The Enforcement Directorate has launched money laundering investigations into a complex network of domestic and international shell companies, foreign exchange and travel agencies that were allegedly used by Naresh Jain and his associates for illegal fund transfers across more than 18 countries. In just a few months, the syndicate had allegedly transferred $15.5 crore using close to 190 accounts with several foreign banks.
The group is suspected to have caused losses worth thousands of crores to the exchequer by helping unscrupulous Indian businessmen evade import duties, according to the agency.
Global operations
Mr. Jain was allegedly involved in large-scale money laundering and unlawful money transfer to countries such as the U.S., the UAE, Canada, Australia, Brazil, Burkina Faso, Indonesia, Korea, Malaysia, Singapore, Turkey, Taiwan, Vietnam, China, Hong Kong, Afghanistan and Bangladesh.

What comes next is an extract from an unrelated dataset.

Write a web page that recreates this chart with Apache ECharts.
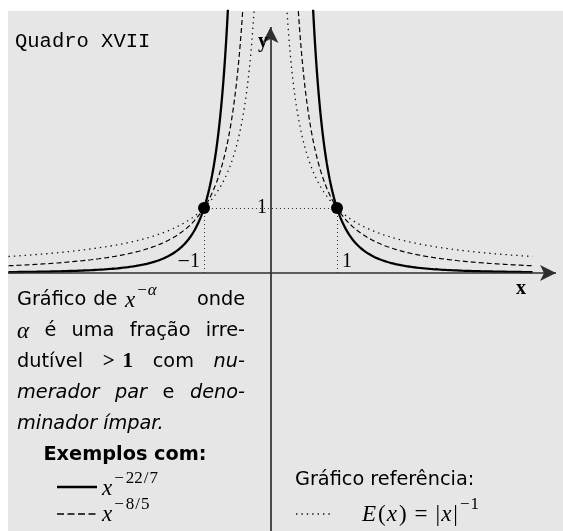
<!DOCTYPE html>
<html>
<head>
<meta charset="utf-8">
<script src="https://cdn.jsdelivr.net/npm/echarts@6/dist/echarts.min.js"></script>
<style>
  html, body { margin: 0; padding: 0; background: #fff; }
  #chart { width: 563px; height: 531px; }
</style>
</head>
<body>
<div id="chart"></div>
<script>
// Power functions |x|^(-a) with even-numerator exponents, plus the reference 1/|x|
const curveNames = ['x^(-22/7)', 'x^(-8/5)', 'E(x) = |x|^(-1)'];
const curveExponents = [22 / 7, 8 / 5, 1];
const curveStyles = ['solid', 'dashed', 'dotted'];
const xLimit = 3.95;            // curves are drawn on [-xLimit, xLimit]
const markedPoints = [[-1, 1], [1, 1]];
const tickLabels = ['1', '1'];  // at x = -1 (with minus sign) and x = 1
const yTickLabel = '1';

// plotting window
const xMin = -3.947, xMax = 4.398;
const yMin = -3.969, yMax = 4.031;
const xArrowEnd = 4.293, yArrowEnd = 3.785;

// sample abscissas for one branch (denser near the asymptote)
const branchX = [];
for (let x = 0.2; x < 1.5; x += 0.005) branchX.push(+x.toFixed(4));
for (let x = 1.5; x <= xLimit + 1e-9; x += 0.02) branchX.push(+x.toFixed(4));

const SANS = '"DejaVu Sans", "Liberation Sans", sans-serif';
const SERIF = '"Liberation Serif", "Times New Roman", serif';
const MONO = '"Liberation Mono", "Courier New", monospace';

const lineStyles = {
  solid:  { color: '#000', width: 2.3, type: 'solid' },
  dashed: { color: '#000', width: 1.2, type: [5, 3] },
  dotted: { color: '#111', width: 1.3, type: [1.4, 4] }
};

const series = [];
curveExponents.forEach((a, i) => {
  const style = lineStyles[curveStyles[i]];
  [-1, 1].forEach(side => {
    const pts = branchX.map(x => [side * x, Math.pow(x, -a)]);
    if (side < 0) pts.reverse();
    series.push({
      name: curveNames[i],
      type: 'line',
      data: pts,
      showSymbol: false,
      symbol: 'none',
      clip: true,
      silent: true,
      z: 4,
      lineStyle: style
    });
  });
});

// dotted guides to the marked points
series.push({
  type: 'line',
  data: [],
  silent: true,
  z: 2,
  markLine: {
    silent: true,
    animation: false,
    label: { show: false },
    symbol: ['none', 'none'],
    lineStyle: { color: '#333', width: 1, type: [1, 3] },
    emphasis: { disabled: true },
    data: [
      [{ coord: [markedPoints[0][0], 0] }, { coord: markedPoints[0] }],
      [{ coord: [markedPoints[1][0], 0] }, { coord: markedPoints[1] }],
      [{ coord: markedPoints[0] }, { coord: markedPoints[1] }]
    ]
  }
});
// coordinate axes with arrow heads
series.push({
  type: 'line',
  data: [],
  silent: true,
  z: 3,
  markLine: {
    silent: true,
    animation: false,
    label: { show: false },
    symbol: ['none', 'arrow'],
    symbolSize: [12, 16],
    lineStyle: { color: '#2e2e2e', width: 1.7, type: 'solid' },
    emphasis: { disabled: true },
    data: [
      [{ coord: [xMin, 0] }, { coord: [xArrowEnd, 0] }],
      [{ coord: [0, yMin] }, { coord: [0, yArrowEnd] }]
    ]
  }
});
series.push({
  type: 'scatter',
  data: markedPoints,
  symbol: 'circle',
  symbolSize: 12,
  silent: true,
  z: 6,
  itemStyle: { color: '#000', opacity: 1 }
});

function txt(x, y, text, font, align) {
  align = align || 'left';
  return {
    type: 'text', x: x, y: y, silent: true, z: 10,
    style: {
      text: text, font: font, fill: '#000',
      textAlign: align, align: align,
      textVerticalAlign: 'middle', verticalAlign: 'middle'
    }
  };
}

const measureCtx = document.createElement('canvas').getContext('2d');
function widthOf(text, font) {
  measureCtx.font = font;
  return measureCtx.measureText(text).width;
}

const fSans = '19.3px ' + SANS;
const fSansIt = 'oblique 19.3px ' + SANS;
const fMath = 'italic 23px ' + SERIF;
const fRoman = '23px ' + SERIF;
const fSup = 'italic 17px ' + SERIF;
const fSupUp = '17px ' + SERIF;
const fBoldM = 'bold 21px ' + SERIF;

// a token is a list of [text, font, raise, extraSpace] pieces placed side by side
function tok() { return Array.prototype.slice.call(arguments); }
function tokWidth(t) { return t.reduce((s, p) => s + widthOf(p[0], p[1]) + (p[3] || 0), 0); }
function placeTok(t, x, y, out) {
  t.forEach(p => {
    out.push(txt(x, y - (p[2] || 0), p[0], p[1]));
    x += widthOf(p[0], p[1]) + (p[3] || 0);
  });
}
// justified line between left and right edges
function justify(tokens, left, right, y, out) {
  const ws = tokens.map(tokWidth);
  const total = ws.reduce((a, b) => a + b, 0);
  const gap = tokens.length > 1 ? (right - left - total) / (tokens.length - 1) : 0;
  let x = left;
  tokens.forEach((t, i) => { placeTok(t, x, y, out); x += ws[i] + gap; });
}
function natural(tokens, left, y, gap, out) {
  let x = left;
  tokens.forEach(t => { placeTok(t, x, y, out); x += tokWidth(t) + gap; });
}

const graphics = [
  txt(15, 42, 'Quadro XVII', '20.5px ' + MONO),
  // axis names and tick labels
  txt(263, 42, 'y', 'bold 20px ' + SERIF, 'center'),
  txt(521, 289, 'x', 'bold 20px ' + SERIF, 'center'),
  txt(262, 208, yTickLabel, '20px ' + SERIF, 'center'),
  txt(190, 262, '\u2212', '22px ' + SERIF, 'right'),
  txt(200, 262, tickLabels[0], '20px ' + SERIF, 'right'),
  txt(342, 262, tickLabels[1], '20px ' + SERIF, 'left')
];

const L = 17, R = 245;
// first line: math placed after "de", final word flush right
natural([tok(['Gr\u00e1fico', fSans]), tok(['de', fSans])], L, 300, 7, graphics);
placeTok(tok(['x', fMath, -1, 2], ['\u2212', fSupUp, 9, 1], ['\u03b1', fSup, 9]), 125, 300, graphics);
graphics.push(txt(R, 300, 'onde', fSans, 'right'));

justify([
  tok(['\u03b1', fMath, -1]), tok(['\u00e9', fSans]), tok(['uma', fSans]),
  tok(['fra\u00e7\u00e3o', fSans]), tok(['irre-', fSans])
], L, R, 331, graphics);
justify([
  tok(['dut\u00edvel', fSans]), tok(['>', fBoldM, 0, 8], ['1', fBoldM]),
  tok(['com', fSans]), tok(['nu-', fSansIt])
], L, R, 362, graphics);
justify([
  tok(['merador', fSansIt]), tok(['par', fSansIt]), tok(['e', fSans]), tok(['deno-', fSansIt])
], L, R, 393, graphics);
natural([tok(['minador', fSansIt]), tok(['\u00edmpar.', fSansIt])], L, 424, 6, graphics);

graphics.push(txt(125, 455, 'Exemplos com:', 'bold 19.3px ' + SANS, 'center'));
placeTok(tok(['x', fMath, -1, 2], ['\u2212', fSupUp, 9, 2], ['22', fSupUp, 9, 1], ['/', fSupUp, 9, 1], ['7', fSupUp, 9]), 102, 488, graphics);
placeTok(tok(['x', fMath, -1, 2], ['\u2212', fSupUp, 9, 2], ['8', fSupUp, 9, 1], ['/', fSupUp, 9, 1], ['5', fSupUp, 9]), 102, 514, graphics);

graphics.push(txt(295, 480, 'Gr\u00e1fico refer\u00eancia:', fSans));
placeTok(tok(
  ['E', fMath, -1, 2], ['(', fRoman, -1, 1], ['x', fMath, -1, 2], [')', fRoman, -1, 8],
  ['=', fRoman, -1, 8], ['|', fRoman, -1, 1], ['x', fMath, -1, 2],
  ['|', fRoman, -1, 2], ['\u2212', fSupUp, 9, 1], ['1', fSupUp, 9]
), 362, 514, graphics);

// legend strokes
graphics.push(
  { type: 'line', silent: true, z: 10,
    shape: { x1: 57, y1: 487, x2: 97, y2: 487 },
    style: { stroke: '#000', lineWidth: 2.3 } },
  { type: 'line', silent: true, z: 10,
    shape: { x1: 57, y1: 514, x2: 97, y2: 514 },
    style: { stroke: '#000', lineWidth: 1.3, lineDash: [7, 3.5] } },
  { type: 'line', silent: true, z: 10,
    shape: { x1: 296, y1: 514, x2: 330, y2: 514 },
    style: { stroke: '#111', lineWidth: 1.3, lineDash: [1.4, 4] } }
);

const chart = echarts.init(document.getElementById('chart'), null, { renderer: 'canvas' });
chart.setOption({
  animation: false,
  backgroundColor: '#ffffff',
  grid: { left: 8, top: 11, right: 0, bottom: 0, show: true, backgroundColor: '#e6e6e6', borderWidth: 0 },
  xAxis: { type: 'value', min: xMin, max: xMax, show: false },
  yAxis: { type: 'value', min: yMin, max: yMax, show: false },
  series: series,
  graphic: graphics
});
</script>
</body>
</html>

The ED gathered initial information about the international “hawala” network during searches in July 2017, which led to seizure of documents. Suspicious transactions worth more than ₹10,000 crore were detected.
At that time, the accused persons were operating nearly 190 accounts with several foreign banks, opened in the name of 95 firms. Of these companies, 53 were based in Hong Kong, 37 in Dubai and five were in Singapore.
The ED probe revealed that the bank accounts used for illegal transactions, through digital devices and telephonic transfers, would remain operational for just four to six months, after which they would be closed and new ones opened. The accused persons changed their mobile numbers frequently and also used international SIM cards to evade detection, the agency alleged.
“The scrutiny of aforesaid telephonic transfers prima facie revealed that mainly all these were done from the bank accounts of his (Mr. Jain’s) foreign shell/bogus firms or companies mainly based in Hong Kong, Dubai and Singapore,” alleges the FIR recently lodged by the Economic Offences Wing of the Delhi Police, on the basis of a complaint from the ED. The police case has enabled the agency to initiate the probe under the Prevention of Money Laundering Act.
Investigations revealed that the transfers were made for payments to various exporters on behalf of a large number of Indian importers. As alleged, the main beneficiaries of such fund transfers were China-based exporters. For the import of goods or material, the unscrupulous importers procured bogus and undervalued “Bill of Entries” from various foreign exporters at very low rates. To evade import duties, they paid the substantial sum against the imports through the bank accounts of firms allegedly controlled by Mr. Jain.
More than a dozen suspected members of the syndicate have been identified so far. About 40 tour and travel agencies, which fraudulently transferred funds — via authorised dealers — into the bank accounts of shell firms under false declarations, have also come under the scanner. The funds were subsequently diverted to various exporters overseas. The ED later found out that particulars of many of these agencies, as shown in the records, were false.
The Directorate alleges that the companies controlled by Mr. Jain were not into any genuine business and that several instances of huge deposits in their accounts during the demonetisation drive have also come to light.
Mr. Jain, allegedly an old hand in the world of international hawala operations, was arrested by the Dubai Police along with nine accomplices on February 20, 2007. He was accused of laundering drug money in the United States, Europe, Middle-East and African countries. The Serious Organized Crime Agency of Britain had also prepared a dossier, presented in November 2009, on his money laundering activities since 2005. It is alleged that Mr. Jain’s son Paras is currently in Dubai jail.